Sent from my GT-I9500 using Tapatalk


----------



## Raslin (16/7/15)

Thanks I will.


----------



## KB_314 (16/7/15)

I'm sure fine tuning wicking and build could help with the flavour, but I honestly don't think the STMini 1 is a great tank flavour-wise. Especially compared to good drippers. That's been my experience anyway. I got much better flavour from K4 clones, and more recently from a Billow v2 (although that's dual coil which I don't normally go for, but flavour has been excellent imo). A lot of people like the Lemo's for flavour - I've never tried it but the old Lemo drop came highly recommended.


----------



## The Newby (16/7/15)

hi sorry guys but on my stmini i closed the air to the minimum and with dead standard coil 0.5 ohm i have pretty good flavour but is there any other suggestions


----------



## phanatik (17/7/15)

I do see a Goblin Mini in my future...
Wonder who will have stock come payday #VapeBudgetInItsM03R


----------



## Waheed (17/7/15)

Billow v2 or smok tfv4? I can't decide!!!!!!


----------



## The Newby (17/7/15)

Billow

Sent from my GT-I9190 using Tapatalk

Reactions: Like 1


----------



## Zenooph (19/7/15)

Keith Milton said:


> Try a clapton coil in the Subtank, i did a clapton with 30g core claptoned with 32g and ID of 2.5mm with Jap Cotton and i got awesome flavour from that.
> 
> This is ths build i used, this is on my Lemo2


I can second this. I have a 32g around a 26g Clapton on my Subtank and the flavour is great


----------



## phanatik (20/7/15)

can i do a 28g around a 24g?
alternatively can one buy clapton wire?


----------



## Keith Milton (20/7/15)

phanatik said:


> can i do a 28g around a 24g?
> alternatively can one buy clapton wire?

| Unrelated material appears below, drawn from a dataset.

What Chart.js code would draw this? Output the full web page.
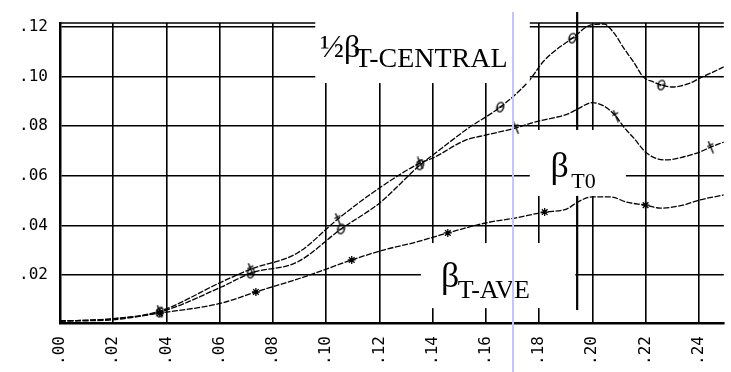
<!doctype html>
<html>
<head>
	<title>Beta curves</title>
	<script src="https://cdn.jsdelivr.net/npm/chart.js@4.4.0/dist/chart.umd.min.js"></script>
	<style>
	body { margin: 0; background: #fff; }
	canvas { display: block; }
	</style>
</head>
<body>
	<canvas id="canvas" width="731" height="372"></canvas>
	<script>
		const xTicks = [0, .02, .04, .06, .08, .10, .12, .14, .16, .18, .20, .22, .24];
		const yTicks = [.02, .04, .06, .08, .10, .12];

		// half beta, T-central
		const centralX = [0, .0186, .0375, .0606, .0717, .0892, .1056, .1200, .1353, .1401, .1535, .1654, .1758, .1821, .1925, .1995, .2044, .2081, .2118, .2155, .2192, .2230, .2259, .2304, .2367, .2404, .2453, .2494];
		const centralY = [.0015, .0023, .0051, .0152, .0208, .0253, .0386, .0490, .0644, .0684, .0793, .0877, .0978, .1067, .1155, .1208, .1212, .1176, .1115, .1059, .0998, .0978, .0966, .0958, .0974, .0994, .1018, .1039];
		const centralMarks = [2, 4, 6, 8, 11, 14, 22];

		// beta T0
		const t0X = [0, .0186, .0375, .0606, .0717, .0892, .1044, .1200, .1353, .1401, .1524, .1598, .1713, .1784, .1906, .1944, .1999, .2044, .2088, .2118, .2155, .2204, .2274, .2341, .2404, .2445, .2494];
		const t0Y = [.0015, .0023, .0055, .0172, .0224, .0289, .0426, .0551, .0652, .0672, .0744, .0764, .0793, .0817, .0849, .0869, .0895, .0881, .0841, .0797, .0753, .0692, .0664, .0676, .0696, .0716, .0736];
		const t0Marks = [2, 4, 6, 8, 12, 18, 25];

		// beta T-ave
		const aveX = [0, .0186, .0375, .0606, .0736, .0929, .1096, .1215, .1338, .1457, .1598, .1709, .1821, .1903, .1944, .1999, .2070, .2129, .2200, .2256, .2341, .2404, .2494];
		const aveY = [.0015, .0019, .0047, .0087, .0132, .0197, .0261, .0301, .0333, .0370, .0410, .0430, .0454, .0466, .0494, .0515, .0515, .0494, .0482, .0470, .0482, .0503, .0523];
		const aveMarks = [2, 4, 6, 9, 12, 18];

		// curve labels: main text, subscript, anchor (data units), white box [x0, y0, x1, y1]
		const curveLabels = [
			{ main: '\u00bd\u03b2', sub: 'T-CENTRAL', x: .0977, y: .1079, subX: .1107, size: 32, subSize: 28, drop: 10, box: [.0959, .0974, .1765, .14] },
			{ main: '\u03b2', sub: 'T0', x: .1843, y: .0595, subX: .1921, size: 36, subSize: 22, drop: 11, box: [.1765, .0519, .2126, .0785] },
			{ main: '\u03b2', sub: 'T-AVE', x: .1431, y: .0152, subX: .1494, size: 36, subSize: 26, drop: 11, box: [.1356, .0067, .1936, .0329] }
		];
		const markerLine = { x: .1943, y0: .0059, y1: .126 };
		const cursorLine = { x: .1702, y0: -.03, y1: .126 };

		function mark(w, h, draw) {
			const c = document.createElement('canvas');
			c.width = w; c.height = h;
			const g = c.getContext('2d');
			g.strokeStyle = '#000'; g.lineWidth = 1.3;
			draw(g);
			return c;
		}
		const thetaMark = mark(11, 13, g => {
			g.beginPath(); g.ellipse(5.5, 6.5, 3.3, 4.8, 0.3, 0, Math.PI * 2); g.stroke();
			g.beginPath(); g.moveTo(2, 7.5); g.lineTo(9, 5.5); g.stroke();
		});
		const lambdaMark = mark(11, 13, g => {
			g.beginPath(); g.moveTo(3, 0.5); g.lineTo(8, 12.5); g.stroke();
			g.beginPath(); g.moveTo(2, 6); g.lineTo(8, 3); g.stroke();
		});

		const fmt = v => Number(v).toFixed(2).replace(/^0/, '');
		const pts = (xs, ys) => xs.map((v, i) => ({ x: v, y: ys[i] }));

		function curve(xs, ys, marks, style, r) {
			return {
				data: pts(xs, ys),
				borderColor: '#000',
				borderWidth: 1.3,
				borderDash: [6, 1.5],
				cubicInterpolationMode: 'monotone',
				pointStyle: style,
				pointRadius: c => marks.includes(c.dataIndex) ? r : 0,
				pointBorderColor: '#000',
				pointBackgroundColor: '#000',
				pointBorderWidth: 1.3,
				fill: false
			};
		}

		const notes = {
			id: 'notes',
			afterDatasetsDraw(chart) {
				const { ctx, chartArea: a } = chart;
				const X = v => chart.scales.x.getPixelForValue(v);
				const Y = v => chart.scales.y.getPixelForValue(v);
				ctx.save();
				ctx.strokeStyle = '#000';
				ctx.lineWidth = 1.6;
				ctx.beginPath(); ctx.moveTo(a.left, a.top); ctx.lineTo(a.right, a.top); ctx.stroke();

				ctx.lineWidth = 2.2;
				ctx.beginPath(); ctx.moveTo(X(markerLine.x), Y(markerLine.y1)); ctx.lineTo(X(markerLine.x), Y(markerLine.y0)); ctx.stroke();

				curveLabels.forEach(l => {
					const [x0, y0, x1, y1] = l.box;
					ctx.fillStyle = '#fff';
					ctx.fillRect(X(x0), Y(y1), X(x1) - X(x0), Y(y0) - Y(y1));
					ctx.fillStyle = '#000';
					ctx.textBaseline = 'alphabetic';
					ctx.textAlign = 'left';
					ctx.font = l.size + 'px "Liberation Serif"';
					ctx.fillText(l.main, X(l.x), Y(l.y));
					ctx.font = l.subSize + 'px "Liberation Serif"';
					ctx.fillText(l.sub, X(l.subX), Y(l.y) + l.drop);
				});

				ctx.strokeStyle = 'rgb(198, 198, 246)';
				ctx.lineWidth = 2;
				ctx.beginPath(); ctx.moveTo(X(cursorLine.x), Y(cursorLine.y1)); ctx.lineTo(X(cursorLine.x), Y(cursorLine.y0)); ctx.stroke();
				ctx.restore();
			}
		};

		const tickFont = { family: '"DejaVu Sans Mono"', size: 16 };

		new Chart(document.getElementById('canvas'), {
			type: 'line',
			data: {
				datasets: [
					curve(centralX, centralY, centralMarks, thetaMark, 4),
					curve(t0X, t0Y, t0Marks, lambdaMark, 4),
					curve(aveX, aveY, aveMarks, 'star', 4)
				]
			},
			options: {
				responsive: false,
				animation: false,
				layout: { padding: { top: 23, right: 0, left: 0, bottom: 0 } },
				plugins: { legend: { display: false }, tooltip: { enabled: false } },
				scales: {
					x: {
						type: 'linear', min: 0, max: .2494,
						afterBuildTicks: s => { s.ticks = xTicks.map(v => ({ value: v })); },
						afterFit: s => { s.height = 49; },
						grid: { color: '#000', lineWidth: 1.6, drawTicks: false },
						border: { color: '#000', width: 2.5 },
						ticks: { autoSkip: false, minRotation: 90, maxRotation: 90, padding: 13, color: '#000', font: tickFont, callback: v => fmt(v) }
					},
					y: {
						min: .0007, max: .1216,
						afterBuildTicks: s => { s.ticks = yTicks.map(v => ({ value: v })); },
						afterFit: s => { s.width = 60; },
						grid: { color: '#000', lineWidth: 1.6, drawTicks: false },
						border: { color: '#000', width: 2.5 },
						ticks: { padding: 12, color: '#000', font: tickFont, callback: v => fmt(v) }
					}
				}
			},
			plugins: [notes]
		});
	</script>
</body>
</html>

 You can , but I am not sure if it will fit in the Lemo2


----------



## Zenooph (21/7/15)

phanatik said:


> can i do a 28g around a 24g?
> alternatively can one buy clapton wire?



You could do 28g around 24g, just check your resistance before use to make sure you don't fry you battery. Also, it might take a bit longer to heat up and cool down.

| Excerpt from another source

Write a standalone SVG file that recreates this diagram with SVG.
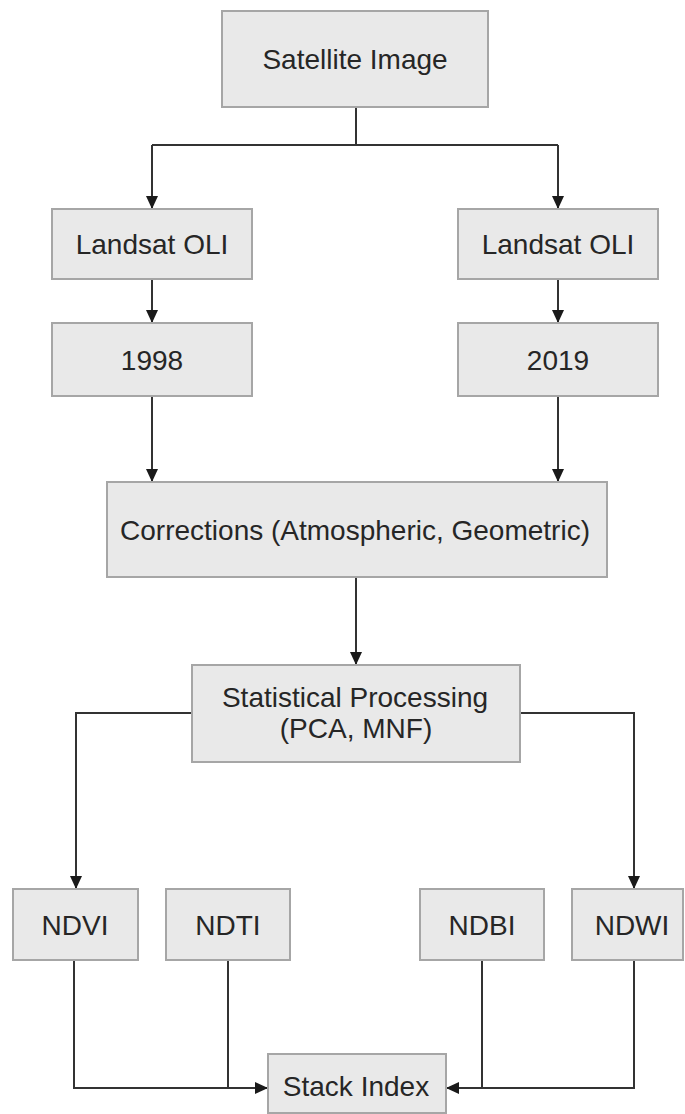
<svg xmlns="http://www.w3.org/2000/svg" width="685" height="1114" viewBox="0 0 685 1114">
<style>
.box{fill:#e9e9e9;stroke:#a6a6a6;stroke-width:2}
.lbl{font-family:"Liberation Sans",Arial,sans-serif;font-size:28px;fill:#262626;text-anchor:middle}
.conn{fill:none;stroke:#333333;stroke-width:2}
</style>
<defs>
<marker id="arr" markerUnits="userSpaceOnUse" markerWidth="14" markerHeight="12" refX="13" refY="6" orient="auto">
<path d="M0,0 L13,6 L0,12 Z" fill="#1a1a1a"/>
</marker>
</defs>
<rect width="685" height="1114" fill="#ffffff"/>
<g id="connectors">
<path class="conn" d="M356,107 V145 M152,145 H558"/>
<path class="conn" d="M152,145 V209" marker-end="url(#arr)"/>
<path class="conn" d="M558,145 V209" marker-end="url(#arr)"/>
<path class="conn" d="M152,279 V323" marker-end="url(#arr)"/>
<path class="conn" d="M558,279 V323" marker-end="url(#arr)"/>
<path class="conn" d="M152,396 V482" marker-end="url(#arr)"/>
<path class="conn" d="M558,396 V482" marker-end="url(#arr)"/>
<path class="conn" d="M356,577 V665" marker-end="url(#arr)"/>
<path class="conn" d="M192,713 H76 V889" marker-end="url(#arr)"/>
<path class="conn" d="M520,713 H634 V889" marker-end="url(#arr)"/>
<path class="conn" d="M228,960 V1088"/>
<path class="conn" d="M74,960 V1088 H268" marker-end="url(#arr)"/>
<path class="conn" d="M482,960 V1088"/>
<path class="conn" d="M634,960 V1088 H446" marker-end="url(#arr)"/>
</g>
<g id="satellite"><rect class="box" x="222" y="11" width="266" height="96"/><text class="lbl" x="355" y="69">Satellite Image</text></g>
<g id="landsat-left"><rect class="box" x="52" y="209" width="200" height="70"/><text class="lbl" x="152" y="254">Landsat OLI</text></g>
<g id="landsat-right"><rect class="box" x="458" y="209" width="200" height="70"/><text class="lbl" x="558" y="254">Landsat OLI</text></g>
<g id="y1998"><rect class="box" x="52" y="323" width="200" height="73"/><text class="lbl" x="152" y="370">1998</text></g>
<g id="y2019"><rect class="box" x="458" y="323" width="200" height="73"/><text class="lbl" x="558" y="370">2019</text></g>
<g id="corrections"><rect class="box" x="107" y="482" width="500" height="95"/><text class="lbl" x="355" y="540">Corrections (Atmospheric, Geometric)</text></g>
<g id="statistical"><rect class="box" x="192" y="665" width="328" height="97"/><text class="lbl" x="355" y="707">Statistical Processing</text><text class="lbl" x="356" y="738">(PCA, MNF)</text></g>
<g id="ndvi"><rect class="box" x="13" y="889" width="125" height="71"/><text class="lbl" x="75" y="935">NDVI</text></g>
<g id="ndti"><rect class="box" x="166" y="889" width="124" height="71"/><text class="lbl" x="228" y="935">NDTI</text></g>
<g id="ndbi"><rect class="box" x="420" y="889" width="124" height="71"/><text class="lbl" x="482" y="935">NDBI</text></g>
<g id="ndwi"><rect class="box" x="572" y="889" width="111" height="71"/><text class="lbl" x="632" y="935">NDWI</text></g>
<g id="stack"><rect class="box" x="268" y="1054" width="178" height="59"/><text class="lbl" x="356" y="1096">Stack Index</text></g>
</svg>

I have seen some places that sell Clapton wire, although I find making my own to be very rewarding.


----------



## WillieRoux (21/7/15)

Any one tried to build a vertical coil in the standard Subtank head?....Flavor different?....Apparently the new coils that comes with Sub box is much better....


----------



## Zenooph (8/8/15)

@WillieRoux I haven't tried rebuilding the stock head yet, still having too much fun with the RBA. If you do rebuild the stock head in a vertical, I'd love to hear your feedback 

Sent from my mind


----------